More Reasons to Walk the Beach in Winter...

People come to the beach in winter for different reasons. In the comments section on a past post on this subject, readers often mentioned peace and quiet. Beauty, of course, should be right up there at the top of the list. Today we are going to review physical reasons for coming to the beach in winter, ie. what people take away. Last week Sven and I spotted a couple picking something up on the beach. What do you think it was? Here are some options ..

When I was a child, we would search the seashore for pretty shells. I remember starting a shell collection after a visit to Rehobeth Beach, in Delaware. On Cape Cod, bay beaches are where to look for scallop shells. In Wellfleet, shells can still be found at Duck Harbor, but the ocean beaches only offer the broken clam now and then.

Some folks come for driftwood. They turn a nice piece into a lamp base, or create a mobile, or simply put a weathered branch on the mantelpiece as a reminder of summer. Others drag larger pieces home for firewood.

In the olden days, Wellfleetians would cart home buckets of seaweed to fertilize the vegetable garden. Salt straw/hay was also collected on the beach. (In Eva and Henry, local author Irene Paine explained how salt hay was fed to the animals once the regular kind ran out.)

On the beach, you meet the occasional person with a metal detector. Everyone dreams of finding buried treasure, but these folks take that dream a step further, acting on it. Sometimes metal-detection becomes a hobby, but rarely do people discover more than scrap metal or a few coins. Read about becoming a licensed beachcomber here.

What most people will look for on Wellfleet's ocean beaches, in 2012, are stones, , and this is what the couple above seemed to be doing. Stones can be beautiful. One woman we met two years ago was collecting pretty stones for her pre-school class. Shelly Daly, a regular blog reader, turns them into jewelry. Some people use them as garden decoration.

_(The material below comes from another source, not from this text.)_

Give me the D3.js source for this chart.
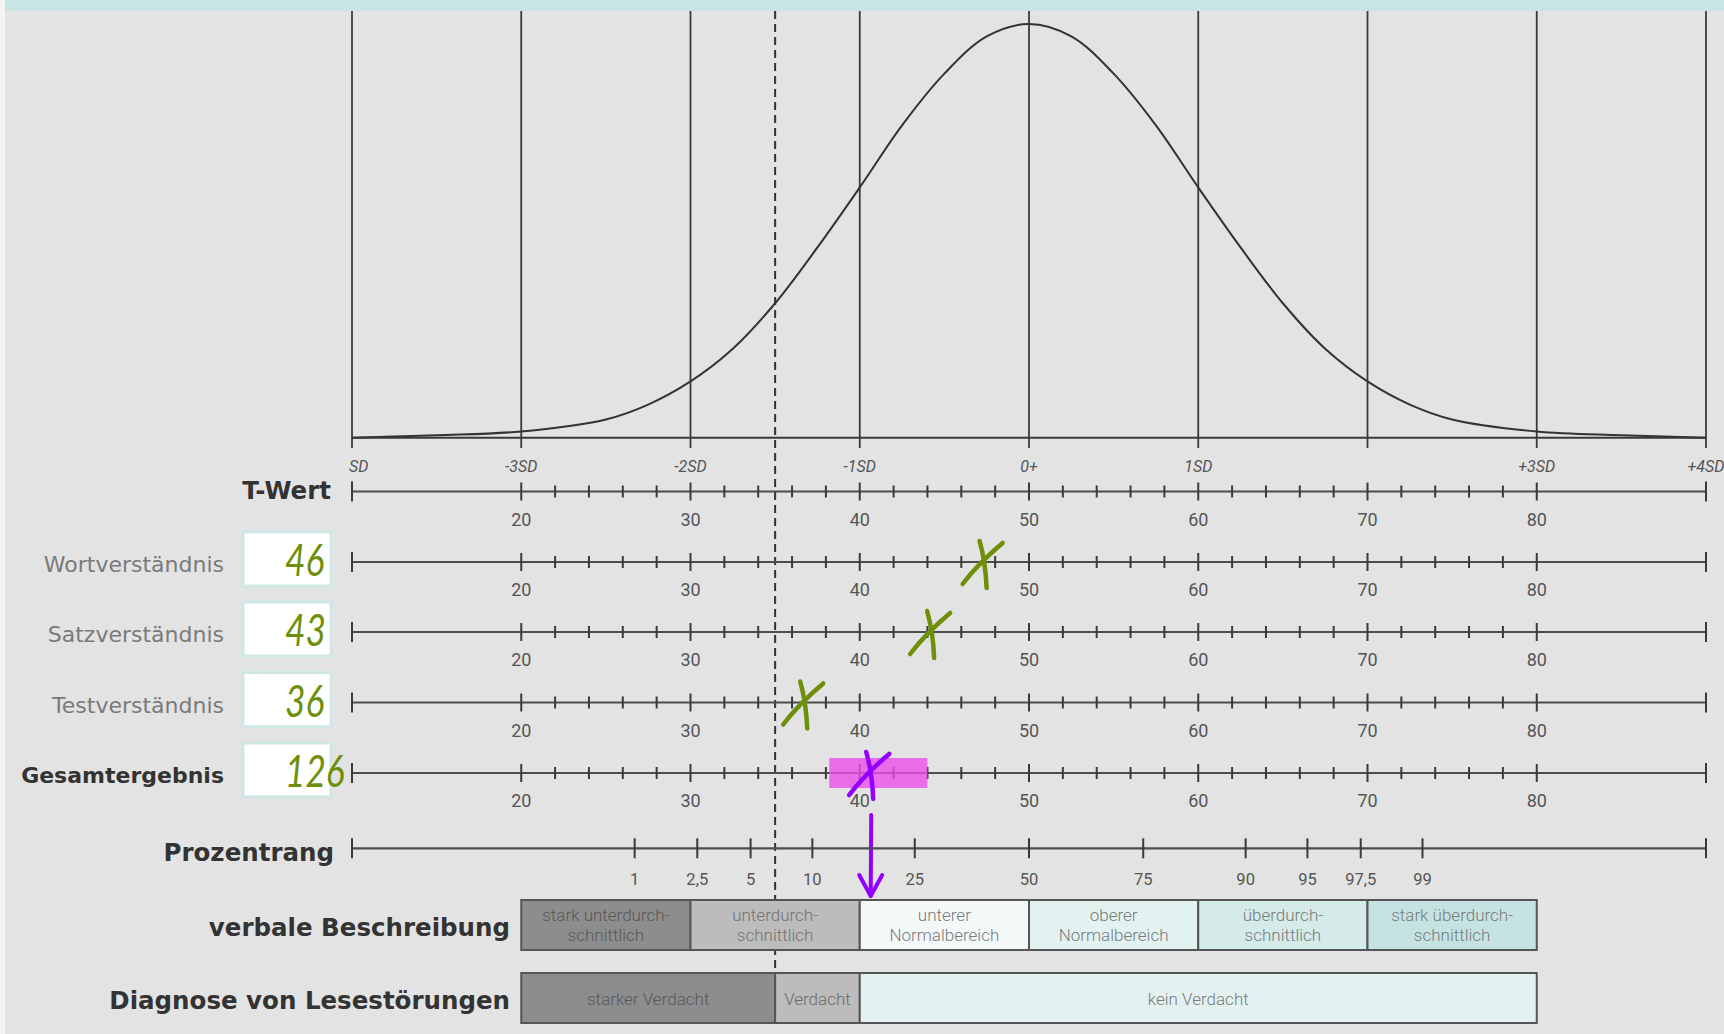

Others put them in the bottom of fish tanks. From time to time our guests collect stones on the beach, only to forget them in the hurry of packing. Stones are a great way to remember summer in the dead of winter.

A blog reader named Lynn shared why she collects stones: "When we are on Cape every fall, I gather the stones that speak to me. Then, I have them to tuck into a coat pocket, or my handbag, and pile them in selected spots in my bathroom, so when I feel I am missing my spiritual home too much, I put them in the sink and see the colors come back to life in the water. It always restores me!"

What do you take home from a visit to the beach and why?